The original Super Meat Boy released to huge commercial success back in 2010 and has gone on to be known as one of the very best 2d platformers of all time. Though it can be extremely difficult, the first game is considered by some gamers to be a masterpiece and has gone on to inspire many other platformers over the past ten years. Now, the series has returned with Super Meat Boy Forever.
With such a long break between entries and an incredibly lengthy development cycle, many fans have wondered if a follow-up could ever live up to the greatness of the original. Unfortunately, while Super Meat Boy Forever doesn't hit that same level, the game isn't without its merits, either.
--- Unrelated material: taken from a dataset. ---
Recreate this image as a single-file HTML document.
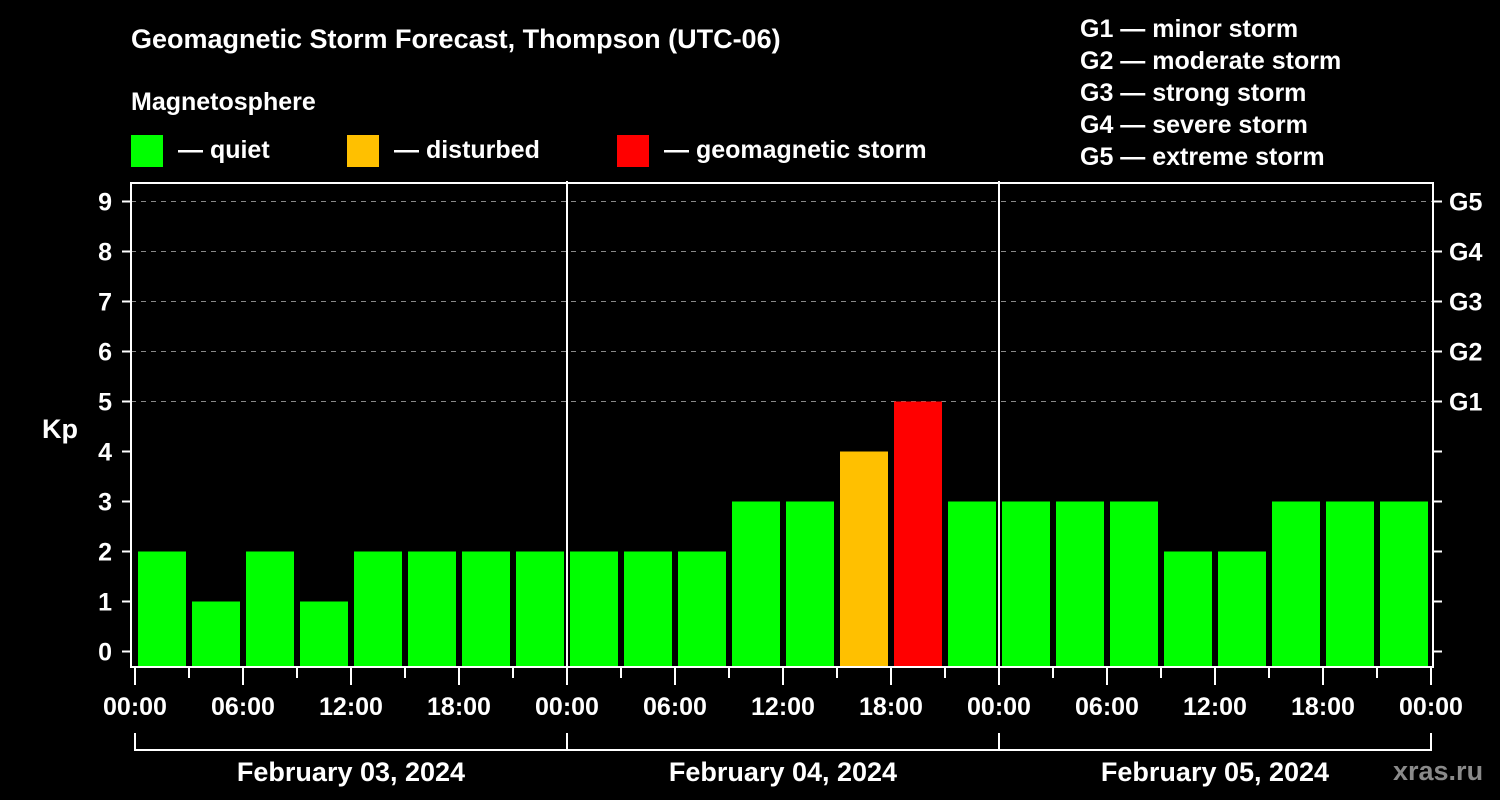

On its surface, Super Meat Boy Forever shares much of its identity with the 2010 original. The graphics and music are nearly identical, which is a very good thing. The cartoonish visuals are simple, yet visually stunning and give off a very Saturday morning cartoon-like feel to them (albeit much more violent and gruesome). The art style almost has a Newgrounds flash game-type vibe to it, which isn't a bad thing. And speaking of cartoon visuals, Forever's cut scenes are some of the biggest stand-outs.
The game's story is simple, with Dr. Fetus returning to kidnap Meat Boy and Bandage Girl's child, sending the parents on a quest to request it. The game features some very lovable characters, with many new ones introduced as well. But unfortunately, pretty visuals, colorful characters, and a fun story aren't enough to save Super Meat Boy Forever.
The biggest change made in Forever from the original game is in its game design. Whereas the original title featured level design that was hand-crafted in order to offer challenging yet rewarding gameplay, the sequel is made up of randomly generated levels. The title Forever refers to the seemingly infinite amount of levels, but the quality likely won't encourage repeat playthroughs.
This is made worse by the fact that the game no longer plays like a regular platformer, and is instead an auto-runner. There are many great auto-runners out there, from Runner 3 to the Rayman mobile games, but unfortunately for Forever, this change from traditional platformer to auto-runner feels like a substantial downgrade. By eliminating the player's freedom of movement, many of the platforming challenges featured throughout the game feel difficult but in all the wrong ways, as much of the control is taken away from the player. While surely some of the fans of the original game might enjoy this change in gameplay, it is such a drastic change that it alters the identity of the sequel.
One saving grace that the game gives checkpoints to players after every segment of every level, meaning players will never have to start over entire stages if they continue to die over and over on one particular obstacle. This is appreciated, though it still doesn't change the fact that the game's platforming is incredibly frustrating, and often lacking in fun.
With all of this said, Super Meat Boy Forever can still be a fun game at times. The game's boss battles, which are not auto-generated, each have their own level of personality and charm, and will take a bit of work in order to defeat. And because of their hand-crafted nature, all of the boss fights flow very well and are genuinely fun to play. The boss fights show that, if the developers had taken the same approach with the rest of the game, Forever could be a far better game overall.